Juho Kuosmanen m’avait impressionné quand en 2016, il avait obtenu le Prix Un Certain Regard avec son film « Olli Maki » consacré à un boxeur finlandais qui avait disputé un championnat du monde en 1962. Le jeune cinéaste finnois avait reconstitué à la perfection un combat disputé dans un stade plein à Helsinki.
Cette année, revenu à Cannes, cette fois-ci en compétition officielle, il rafle le Grand Prix avec « Compartiment 6 », et ce n’est que justice tant Kuosmanen nous offre un film d’une stupéfiante beauté, sur fond d’une amitié vraie. Laura, étudiante finlandaise en archéologie, prend le train à Moscou pour Mourmansk, tout au nord sur la Baltique afin de voir de ses propres yeux les pétroglyphes, dessins gravés sur des pierres et datant de la préhistoire.
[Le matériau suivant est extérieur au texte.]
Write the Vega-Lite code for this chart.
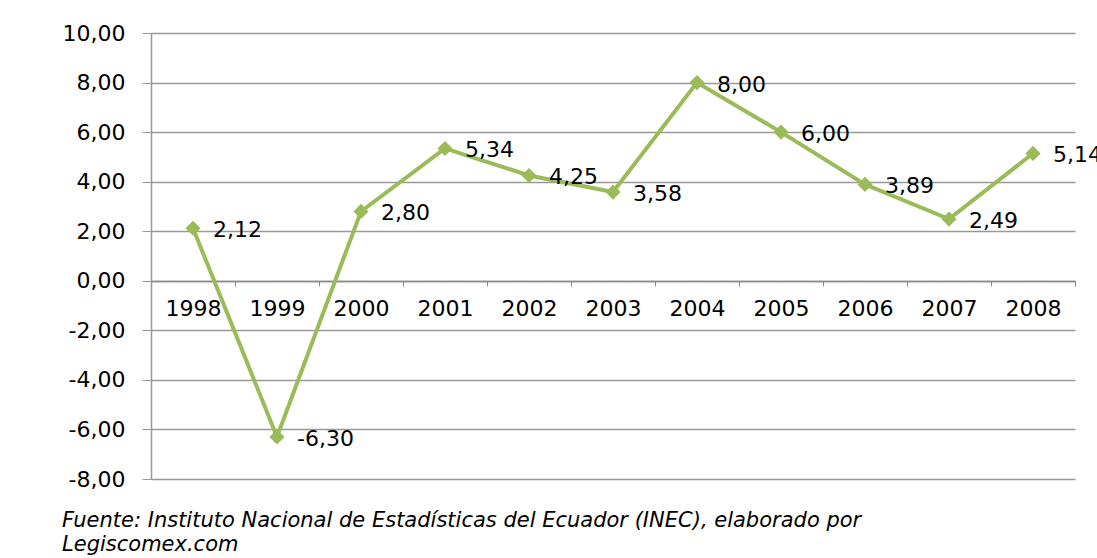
{
  "$schema": "https://vega.github.io/schema/vega-lite/v6.json",
  "width": 924,
  "height": 446,
  "autosize": {"type": "none"},
  "padding": {"left": 151, "top": 33, "right": 22, "bottom": 79},
  "background": "white",
  "config": {
    "locale": {"number": {"decimal": ",", "thousands": ".", "grouping": [3], "currency": ["", ""], "minus": "-"}},
    "view": {"stroke": null},
    "font": "DejaVu Sans"
  },
  "title": {
    "text": ["Fuente: Instituto Nacional de Estadísticas del Ecuador (INEC), elaborado por", "Legiscomex.com"],
    "orient": "bottom",
    "anchor": "start",
    "frame": "bounds",
    "font": "DejaVu Sans",
    "fontSize": 21,
    "fontStyle": "italic",
    "fontWeight": "normal",
    "color": "black",
    "lineHeight": 24,
    "offset": 20
  },
  "data": {
    "values": [
      {"year": "1998", "value": 2.12},
      {"year": "1999", "value": -6.30},
      {"year": "2000", "value": 2.80},
      {"year": "2001", "value": 5.34},
      {"year": "2002", "value": 4.25},
      {"year": "2003", "value": 3.58},
      {"year": "2004", "value": 8.00},
      {"year": "2005", "value": 6.00},
      {"year": "2006", "value": 3.89},
      {"year": "2007", "value": 2.49},
      {"year": "2008", "value": 5.14}
    ]
  },
  "encoding": {
    "x": {
      "field": "year",
      "type": "ordinal",
      "scale": {"type": "band", "paddingInner": 0, "paddingOuter": 0},
      "axis": {
        "title": null,
        "orient": "bottom",
        "offset": -198,
        "labelAngle": 0,
        "labelFont": "DejaVu Sans",
        "labelFontSize": 22,
        "labelColor": "black",
        "labelPadding": 12,
        "tickBand": "extent",
        "tickSize": 5,
        "tickColor": "#888888",
        "domainColor": "#888888",
        "domainWidth": 1.5
      }
    },
    "y": {
      "field": "value",
      "type": "quantitative",
      "scale": {"domain": [-8, 10], "nice": false, "zero": false},
      "axis": {
        "title": null,
        "values": [-8, -6, -4, -2, 0, 2, 4, 6, 8, 10],
        "format": ".2f",
        "labelFont": "DejaVu Sans",
        "labelFontSize": 22,
        "labelColor": "black",
        "labelPadding": 17,
        "tickSize": 9,
        "tickColor": "#999999",
        "domainColor": "#999999",
        "domainWidth": 1.5,
        "grid": true,
        "gridColor": "#999999",
        "gridWidth": 1.5
      }
    }
  },
  "layer": [
    {
      "mark": {"type": "line", "color": "#9BBB59", "strokeWidth": 4, "point": {"shape": "diamond", "size": 230, "filled": true, "color": "#9BBB59"}}
    },
    {
      "mark": {"type": "text", "align": "left", "baseline": "middle", "dx": 20, "dy": 2, "fontSize": 22, "font": "DejaVu Sans", "color": "black"},
      "encoding": {"text": {"field": "value", "type": "quantitative", "format": ".2f"}}
    }
  ]
}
Elle se retrouve dans un compartiment avec un homme, Vadim, qui se rend aussi à Mourmansk pour travailler dans une mine. Si au départ, les relations sont extrêmement tendues, ces deux êtres vont petit à petit apprendre à se connaître, s’estimer mutuellement et une amitié forte les unira tous deux jusqu’au bord de la Baltique, dans une tempête de neige.
Les trains en Russie étant ce qu’ils étaient (on doit être dans les années 80 ou 90 au vu de la caméra que possède la jeune femme), les arrêts dans les gares pouvant durer plusieurs heures, voire une journée, le voyage s’éternise dans la neige, nous sommes en hiver. On assiste à une lente, mais réelle transformation des sentiments qui unissent ces deux êtres, de la peur chez la femme à une amitié profonde qui s’arrêtera là pour une raison que je laisse découvrir. C’est remarquablement bien filmé, caméra à l’épaule dans l’étroit compartiment du train.
Kuosmanen peint une société russe formée de petites gens accueillants, telle la mère de Vadim, femme oh combien généreuse, ou ces gens pauvres qui offrent quelques bouteilles à Laura lors d’une étape. Kuosmanen a réuni autour de lui une bonne équipe d’acteurs, et surtout un duo russo/finnois tout à fait remarquable, un excellent Directeur de la photographie, dans un film parsemé de chansons très connues, le générique de fin se déroulant avec « Voyage, voyage » du groupe Desireless. Ce cinéaste est assurément le digne héritier d’Aki Kaurismäki.